4. Grasping for Salvation. When companies really begin flailing, it is not uncommon to throw all caution to the wind and grasp at a “silver bullet.” HP did this by hiring a superstar CEO who threw them into a vast array of hurried changes that, ultimately, didn’t work. IBM, on the other hand, hired a long-term executive of the company as CEO who methodically went about analyzing what was needed, the “pedestrian, arduous process of rebuilding long-term momentum.” It worked.
5. Capitulation to Irrelevance or Death. The bottom line of a business, as Collins quotes Stanford professor Bill Lazier, is that “you pay your bills with cash.” And revenue does not necessarily equal cash. We’ve seen the companies that have spiraled to the bottom, Titanics hitting the sea bed.
The bottom line is that it doesn’t have to be this way; any company can arrest this fall, and especially in steps 1, 2, and 3. In 4, things become far more difficult, but it is possible to pull out of the tailspin. But step 5 is terminal.

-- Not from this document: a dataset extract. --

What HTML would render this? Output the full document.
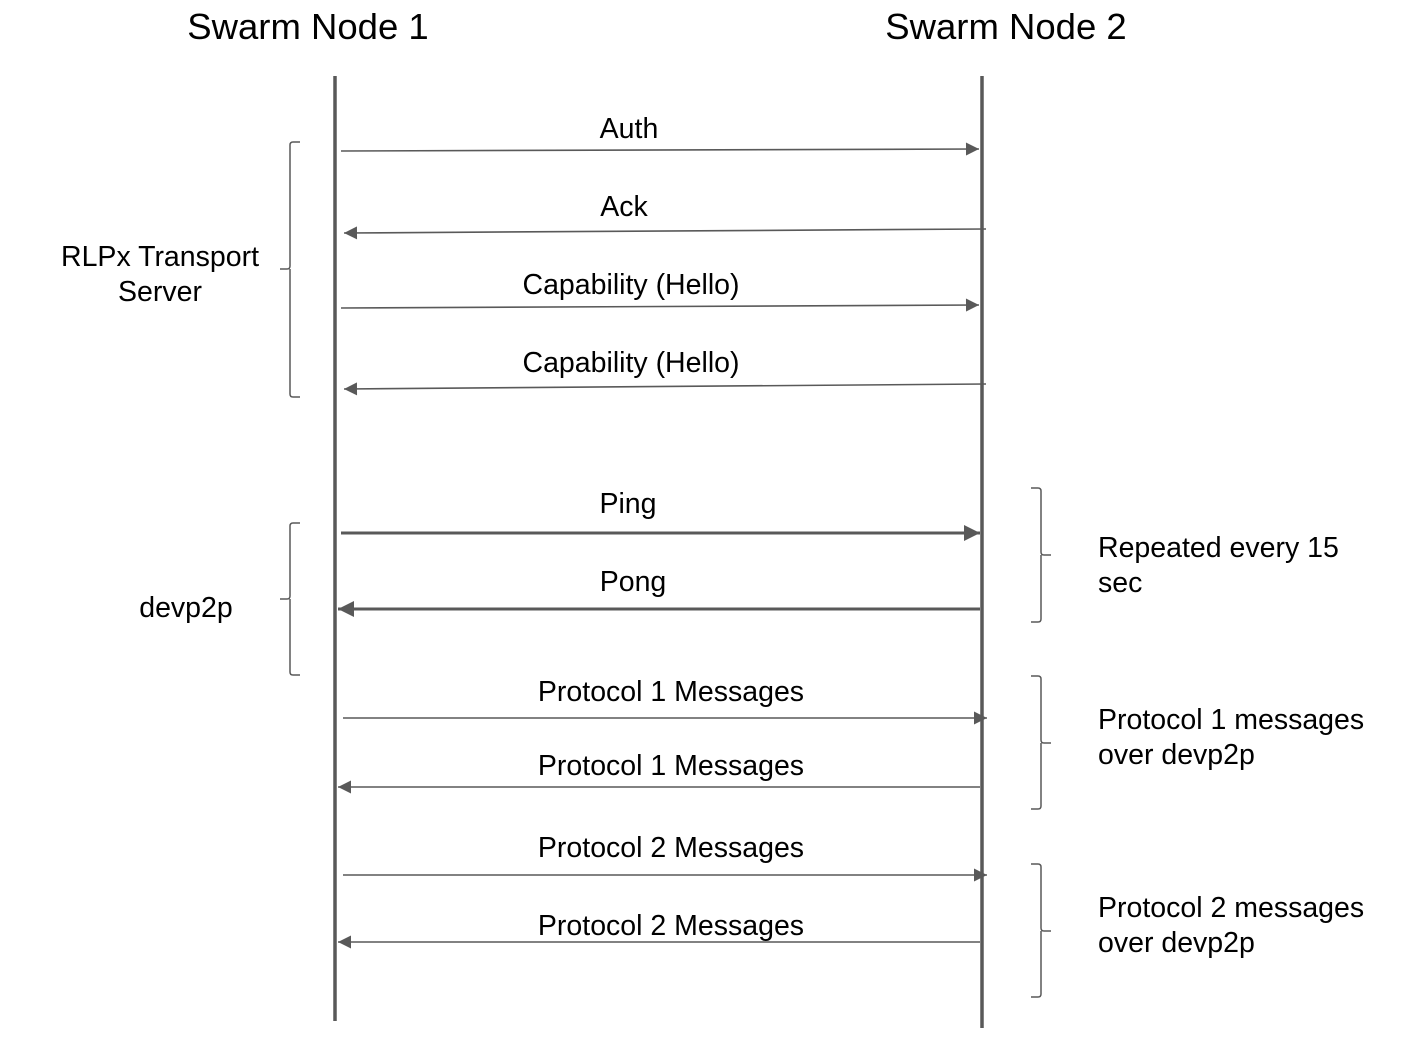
<!DOCTYPE html>
<html><head><meta charset="utf-8"><style>
html,body{margin:0;padding:0;background:#fff;}
svg{display:block;}
text{font-family:"Liberation Sans",Arial,sans-serif;fill:#000;}
</style></head><body>
<svg width="1424" height="1046" viewBox="0 0 1424 1046" xmlns="http://www.w3.org/2000/svg">
<defs>
<marker id="a" viewBox="0 0 10 10" refX="10" refY="5" markerWidth="19" markerHeight="13" markerUnits="userSpaceOnUse" orient="auto"><path d="M0,0L10,5L0,10z" fill="#595959"/></marker>
<marker id="b" viewBox="0 0 10 10" refX="10" refY="5" markerWidth="22" markerHeight="16" markerUnits="userSpaceOnUse" orient="auto"><path d="M0,0L10,5L0,10z" fill="#595959"/></marker>
</defs>
<g font-size="36.5" text-anchor="middle">
<text x="308" y="39">Swarm Node 1</text>
<text x="1006" y="39">Swarm Node 2</text>
</g>
<g stroke="#595959" stroke-width="3.5">
<line x1="335" y1="76" x2="335" y2="1021"/>
<line x1="982" y1="76" x2="982" y2="1028"/>
</g>
<g stroke="#595959" stroke-width="1.6" fill="none">
<line x1="341" y1="151" x2="979" y2="149" marker-end="url(#a)"/>
<line x1="986" y1="229" x2="344" y2="233" marker-end="url(#a)"/>
<line x1="341" y1="308" x2="979" y2="305" marker-end="url(#a)"/>
<line x1="986" y1="384" x2="344" y2="389" marker-end="url(#a)"/>
<line x1="343" y1="718" x2="987" y2="718" marker-end="url(#a)"/>
<line x1="980" y1="787" x2="338" y2="787" marker-end="url(#a)"/>
<line x1="343" y1="875" x2="987" y2="875" marker-end="url(#a)"/>
<line x1="980" y1="942" x2="338" y2="942" marker-end="url(#a)"/>
</g>
<g stroke="#595959" stroke-width="3" fill="none">
<line x1="341" y1="533" x2="980" y2="533" marker-end="url(#b)"/>
<line x1="980" y1="609" x2="338" y2="609" marker-end="url(#b)"/>
</g>
<g stroke="#595959" stroke-width="1.5" fill="none">
<path d="M300,142H293Q290,142 290,145V266Q290,269 287,269H280M290,269V394Q290,397 293,397H300"/>
<path d="M300,523H293Q290,523 290,526V596Q290,599 287,599H280M290,599V672Q290,675 293,675H300"/>
<path d="M1031,488H1038Q1041,488 1041,491V552Q1041,555 1044,555H1051M1041,555V619Q1041,622 1038,622H1031"/>
<path d="M1031,676H1038Q1041,676 1041,679V740Q1041,743 1044,743H1051M1041,743V806Q1041,809 1038,809H1031"/>
<path d="M1031,864H1038Q1041,864 1041,867V928Q1041,931 1044,931H1051M1041,931V994Q1041,997 1038,997H1031"/>
</g>
<g font-size="28.5" text-anchor="middle">
<text x="629" y="138">Auth</text>
<text x="624" y="216">Ack</text>
<text x="631" y="294">Capability (Hello)</text>
<text x="631" y="372">Capability (Hello)</text>
<text x="628" y="513">Ping</text>
<text x="633" y="591">Pong</text>
<text x="671" y="701">Protocol 1 Messages</text>
<text x="671" y="775">Protocol 1 Messages</text>
<text x="671" y="857">Protocol 2 Messages</text>
<text x="671" y="935">Protocol 2 Messages</text>
<text x="160" y="266">RLPx Transport</text>
<text x="160" y="301">Server</text>
<text x="186" y="617">devp2p</text>
</g>
<g font-size="28.5">
<text x="1098" y="557">Repeated every 15</text>
<text x="1098" y="592">sec</text>
<text x="1098" y="729">Protocol 1 messages</text>
<text x="1098" y="764">over devp2p</text>
<text x="1098" y="917">Protocol 2 messages</text>
<text x="1098" y="952">over devp2p</text>
</g>
</svg>
</body></html>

Dick Clark, CEO of Merck, said, “A crisis is a terrible thing to waste.” Instead of blaming outside forces, as Zenith did before its eventual crash, after decades of dominating the TV market, we must realize, as Collins says, that “we are not imprisoned by our circumstances, our setbacks, our history, our mistakes, or even staggering defeats along the way. We are freed by our choices.”